Le Canada a conclu 23 accords d'échange de renseignements et plus de 90 conventions fiscales, lesquelles ont parfois été conclues avec des pays qui, ma foi, pratiquent allègrement la fraude.
Le 26 mars, il y a deux jours à peine, paraissait dans le Tax Notes International un texte de Jeremy Cape.
[Traduction]
Il est associé au cabinet Squire Patton Boggs, à Londres, et se spécialise en politiques fiscales et publiques.
[Français]
M. Cape disait ceci à propos du Nigeria:
[Traduction]
Si j'étais un Nigérian habitant au Nigeria, je ne suis pas certain que je me conformerais totalement aux politiques fiscales. En fait, il est fort probable que je serais au nombre des fraudeurs.
[Français]
Effectivement, il y a beaucoup d'opérations de fraude fiscale au Nigeria. Or le Canada a une convention fiscale avec ce pays.
Il y a aussi d'autres aspects. Je pourrais parler du Panama, avec qui le Canada a conclu un accord d'échange de renseignements. L'article 6 de cet accord devrait prévoir un mécanisme de contrôle étranger pour qu'on puisse aller voir ce qui se passe à l'étranger, mais ce n'est pas le cas. Cet article 6 figure dans les 22 autres accords d'échange de renseignements, de sorte que le Canada peut aller voir dans ces pays ce qui se passe, mais il n'y a pas un tel article 6 dans l'accord avec le Panama.

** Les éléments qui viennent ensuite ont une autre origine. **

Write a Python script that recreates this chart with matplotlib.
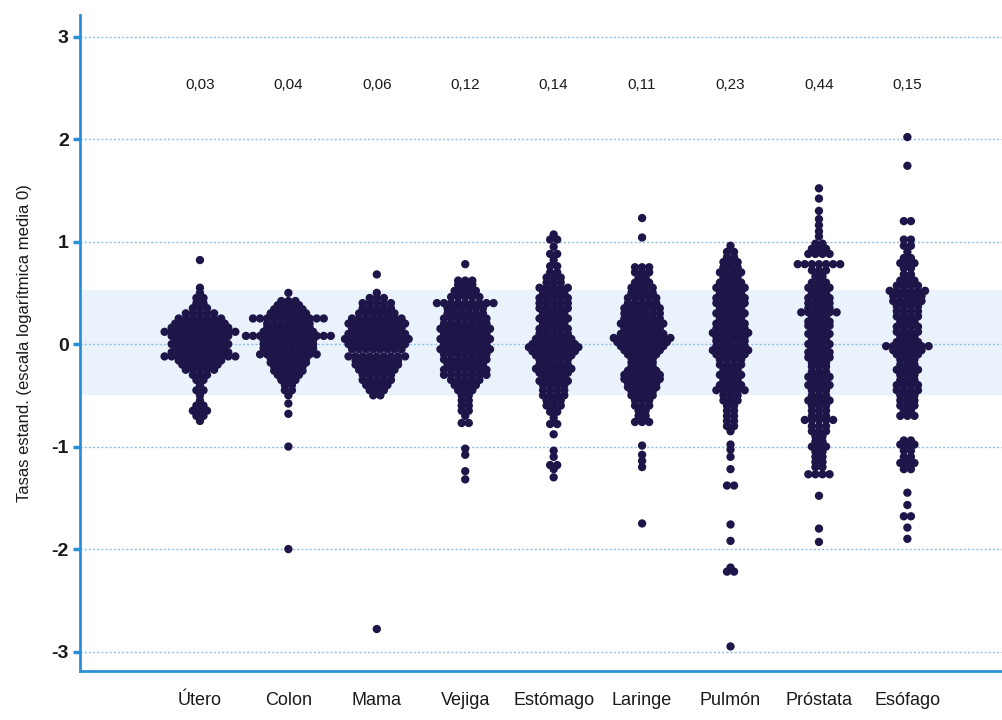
import matplotlib
matplotlib.use("Agg")
import matplotlib.pyplot as plt

# categories and the value printed above each column
categorias = ["Útero", "Colon", "Mama", "Vejiga", "Estómago", "Laringe", "Pulmón", "Próstata", "Esófago"]
etiquetas = ["0,03", "0,04", "0,06", "0,12", "0,14", "0,11", "0,23", "0,44", "0,15"]

# each column: (standardised log rate, number of provinces at that level)
utero = [(0.82, 1), (0.55, 1), (0.50, 1), (0.45, 2), (0.40, 2), (0.35, 3), (0.30, 5), (0.25, 7),
         (0.20, 8), (0.16, 9), (0.12, 11), (0.08, 9), (0.04, 8), (0.00, 9), (-0.04, 8), (-0.08, 9),
         (-0.12, 11), (-0.16, 7), (-0.20, 6), (-0.25, 5), (-0.30, 3), (-0.35, 2), (-0.40, 1),
         (-0.45, 2), (-0.50, 1), (-0.55, 1), (-0.60, 2), (-0.65, 3), (-0.70, 2), (-0.75, 1)]
colon = [(0.50, 1), (0.42, 3), (0.38, 4), (0.34, 5), (0.30, 6), (0.25, 11), (0.20, 7), (0.16, 7),
         (0.12, 8), (0.08, 13), (0.04, 8), (0.00, 8), (-0.04, 8), (-0.10, 9), (-0.14, 6), (-0.18, 6),
         (-0.22, 5), (-0.26, 5), (-0.30, 4), (-0.35, 3), (-0.40, 2), (-0.45, 2), (-0.50, 1),
         (-0.58, 1), (-0.68, 1), (-1.00, 1), (-2.00, 1)]
mama = [(0.68, 1), (0.50, 1), (0.45, 3), (0.40, 5), (0.35, 5), (0.30, 6), (0.25, 8), (0.20, 9),
        (0.15, 8), (0.10, 9), (0.05, 10), (0.00, 9), (-0.05, 8), (-0.12, 9), (-0.16, 7), (-0.20, 7),
        (-0.25, 6), (-0.30, 5), (-0.35, 5), (-0.40, 4), (-0.45, 3), (-0.50, 2), (-2.78, 1)]
vejiga = [(0.78, 1), (0.62, 3), (0.58, 3), (0.52, 4), (0.46, 5), (0.40, 9), (0.35, 6), (0.30, 6),
          (0.25, 7), (0.20, 7), (0.15, 8), (0.10, 7), (0.05, 8), (0.00, 7), (-0.05, 8), (-0.10, 7),
          (-0.15, 7), (-0.20, 6), (-0.25, 7), (-0.30, 7), (-0.35, 5), (-0.40, 4), (-0.45, 3),
          (-0.50, 2), (-0.55, 2), (-0.60, 2), (-0.65, 2), (-0.70, 1), (-0.77, 2), (-1.02, 1),
          (-1.08, 1), (-1.24, 1), (-1.32, 1)]
estomago = [(1.07, 1), (1.02, 2), (0.95, 1), (0.88, 2), (0.82, 1), (0.76, 2), (0.70, 2), (0.65, 3),
            (0.60, 3), (0.55, 5), (0.50, 4), (0.45, 5), (0.40, 5), (0.35, 5), (0.30, 4), (0.25, 5),
            (0.20, 4), (0.15, 5), (0.10, 5), (0.05, 6), (0.00, 7), (-0.03, 8), (-0.07, 7),
            (-0.11, 6), (-0.15, 5), (-0.20, 5), (-0.24, 6), (-0.28, 5), (-0.32, 4), (-0.36, 5),
            (-0.40, 4), (-0.45, 4), (-0.50, 4), (-0.55, 3), (-0.60, 3), (-0.66, 2), (-0.72, 1),
            (-0.78, 2), (-0.88, 1), (-1.04, 1), (-1.10, 1), (-1.18, 2), (-1.22, 1), (-1.30, 1)]
laringe = [(1.23, 1), (1.04, 1), (0.75, 3), (0.70, 3), (0.65, 2), (0.60, 3), (0.55, 4), (0.50, 4),
           (0.45, 5), (0.40, 5), (0.35, 6), (0.30, 6), (0.25, 6), (0.20, 7), (0.15, 6), (0.10, 7),
           (0.06, 9), (0.02, 8), (-0.02, 7), (-0.06, 6), (-0.10, 5), (-0.14, 4), (-0.18, 4),
           (-0.22, 4), (-0.26, 5), (-0.30, 6), (-0.34, 6), (-0.38, 5), (-0.42, 5), (-0.46, 4),
           (-0.50, 4), (-0.55, 3), (-0.60, 3), (-0.65, 2), (-0.70, 2), (-0.76, 3), (-0.99, 1),
           (-1.08, 1), (-1.14, 1), (-1.20, 1), (-1.75, 1)]
pulmon = [(0.96, 1), (0.90, 2), (0.85, 2), (0.80, 3), (0.75, 3), (0.70, 4), (0.65, 3), (0.60, 4),
          (0.55, 5), (0.50, 4), (0.45, 5), (0.40, 5), (0.35, 4), (0.30, 5), (0.25, 4), (0.20, 5),
          (0.15, 5), (0.11, 6), (0.07, 5), (0.03, 5), (-0.02, 5), (-0.06, 6), (-0.10, 5),
          (-0.15, 4), (-0.20, 4), (-0.25, 3), (-0.30, 4), (-0.35, 3), (-0.40, 4), (-0.45, 5),
          (-0.50, 3), (-0.55, 3), (-0.60, 2), (-0.65, 2), (-0.70, 2), (-0.75, 2), (-0.80, 2),
          (-0.85, 1), (-0.98, 1), (-1.03, 1), (-1.10, 1), (-1.22, 1), (-1.38, 2), (-1.76, 1),
          (-1.92, 1), (-2.18, 1), (-2.22, 2), (-2.95, 1)]
prostata = [(1.52, 1), (1.42, 1), (1.30, 1), (1.22, 1), (1.16, 1), (1.10, 1), (1.05, 1), (0.98, 2),
            (0.93, 3), (0.88, 4), (0.78, 7), (0.72, 3), (0.66, 2), (0.60, 3), (0.55, 4), (0.50, 3),
            (0.45, 4), (0.40, 4), (0.35, 4), (0.31, 6), (0.26, 3), (0.22, 4), (0.18, 4), (0.14, 3),
            (0.10, 4), (0.05, 3), (0.00, 4), (-0.04, 3), (-0.08, 4), (-0.13, 4), (-0.18, 3),
            (-0.22, 3), (-0.27, 3), (-0.32, 4), (-0.36, 3), (-0.40, 4), (-0.45, 3), (-0.50, 3),
            (-0.55, 4), (-0.60, 3), (-0.65, 3), (-0.70, 3), (-0.74, 5), (-0.80, 3), (-0.85, 3),
            (-0.90, 2), (-0.95, 2), (-1.00, 3), (-1.05, 2), (-1.10, 2), (-1.15, 2), (-1.20, 2),
            (-1.27, 4), (-1.48, 1), (-1.80, 1), (-1.93, 1)]
esofago = [(2.02, 1), (1.74, 1), (1.20, 2), (1.02, 2), (0.96, 2), (0.90, 1), (0.84, 2), (0.79, 3),
           (0.74, 2), (0.68, 2), (0.62, 3), (0.57, 4), (0.52, 6), (0.47, 5), (0.42, 5), (0.37, 4),
           (0.32, 4), (0.27, 4), (0.22, 3), (0.17, 4), (0.12, 4), (0.07, 3), (0.02, 4), (-0.02, 7),
           (-0.06, 5), (-0.10, 4), (-0.15, 3), (-0.20, 3), (-0.25, 4), (-0.30, 3), (-0.35, 3),
           (-0.40, 4), (-0.45, 4), (-0.50, 3), (-0.55, 3), (-0.60, 3), (-0.65, 2), (-0.70, 3),
           (-0.94, 2), (-0.98, 3), (-1.04, 2), (-1.10, 2), (-1.16, 3), (-1.22, 2), (-1.45, 1),
           (-1.57, 1), (-1.68, 2), (-1.79, 1), (-1.90, 1)]

columnas = [utero, colon, mama, vejiga, estomago, laringe, pulmon, prostata, esofago]

banda = (-0.49, 0.53)   # shaded reference band
azul = "#2b8fd6"
punto = "#1e1648"
paso = 0.08             # horizontal gap between stacked dots

plt.rcParams["font.family"] = ["Liberation Sans", "DejaVu Sans"]

fig = plt.figure(figsize=(10.02, 7.2), dpi=100)
ax = fig.add_axes([0.0798, 0.068, 0.9202, 0.911])

ax.axhspan(banda[0], banda[1], color="#eaf3fc", zorder=0)
for g in range(-3, 4):
    ax.axhline(g, color="#8cc0e8", linestyle=(0, (1.5, 1.5)), linewidth=1.0, zorder=1)

for i, col in enumerate(columnas):
    xs, ys = [], []
    for y, n in col:
        for k in range(n):
            xs.append(i + (k - (n - 1) / 2) * paso)
            ys.append(y)
    ax.scatter(xs, ys, s=36, color=punto, edgecolors="none", zorder=3)
    ax.text(i, 2.53, etiquetas[i], ha="center", va="center", fontsize=11, color="#1a1a1a")

ax.set_xlim(-1.357, 9.07)
ax.set_ylim(-3.19, 3.21)
ax.set_yticks(range(-3, 4))
ax.set_yticklabels([str(v) for v in range(-3, 4)], fontsize=14, fontweight="bold", color="#1a1a1a")
ax.tick_params(axis="y", direction="out", length=5, width=2.5, color=azul, pad=3)
ax.set_xticks(range(len(categorias)))
ax.set_xticklabels(categorias, fontsize=13, color="#1a1a1a")
ax.tick_params(axis="x", length=0, pad=15)

for lado in ["top", "right"]:
    ax.spines[lado].set_visible(False)
for lado in ["left", "bottom"]:
    ax.spines[lado].set_color(azul)
    ax.spines[lado].set_linewidth(2)

ax.set_ylabel("Tasas estand. (escala logarítmica media 0)", fontsize=12, color="#1a1a1a", labelpad=14)

fig.savefig("out.png", dpi=100)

Pas plus tard qu'hier, l'Agence du revenu du Canada me disait de ne pas m'en faire, étant donné que le Canada a signé la Convention concernant l'assistance administrative mutuelle en matière fiscale. Effectivement, dans cette convention, l'article 9 prévoit que les pays peuvent aller investiguer dans un autre pays. Cependant, cet article 9 a été mis en réserve par le Panama. Étant donné qu'il n'adhère pas à cet article de la Convention, le Panama pourra refuser que des pays étrangers mènent des enquêtes sur son territoire.
:
Merci, monsieur le président. Merci également à tous les témoins pour tout le travail que vous faites et d'avoir accepté de nous apporter votre expertise afin de nous aider dans le cadre de cet examen.
J'aimerais parler du CANAFE en général. Plusieurs coopératives financières me disent qu'elles doivent dépenser de plus en plus d'argent pour respecter les règles fédérales. Il y a de nombreux points de contact, dont le CANAFE.
N'importe lequel d'entre vous pourra me répondre. Le CANAFE recueille beaucoup de données sur beaucoup de transactions. Sur le plan législatif, pour le moment, il ne peut utiliser ces données que sur une base individuelle s'il est question de blanchiment d'argent ou de financement d'activités terroristes. Il travaille alors avec les autorités concernées. Le CANAFE ne peut pas partager l'information, car il ne veut pas compromettre la confidentialité des renseignements personnels. Néanmoins, nous savons que dans certains établissements sous compétence provinciale, comme les sociétés d'investissement hypothécaire, beaucoup de ventes faites en argent comptant passent sous le nez de la SCHL et du BSIF.
Dans le cadre d'une sorte de renouvellement du CANAFE, par l'entremise de cet examen, je propose d'examiner la possibilité de permettre au CANAFE de rassembler toutes les activités déjà très coûteuses pour les coopératives financières et agents de déclaration, de façon à ce qu'aucune information personnelle ou privée ne soit compromise, permettant ainsi aux décideurs politiques de mieux comprendre les marchés. Par exemple, les professionnels de l'immobilier me disent que le CANAFE est très lent. Encore une fois, je n'ai pas vu moi-même les documents, donc je ne peux pas confirmer cette information, mais je vous parie que, s'ils avaient un peu plus d'information sur les ventes faites en argent comptant dans leur région ou quelles provinces constituent des points chauds problématiques en matière d'immobilier, cette information leur serait probablement très utile. Selon vous, la publication de cette information serait-elle la bienvenue?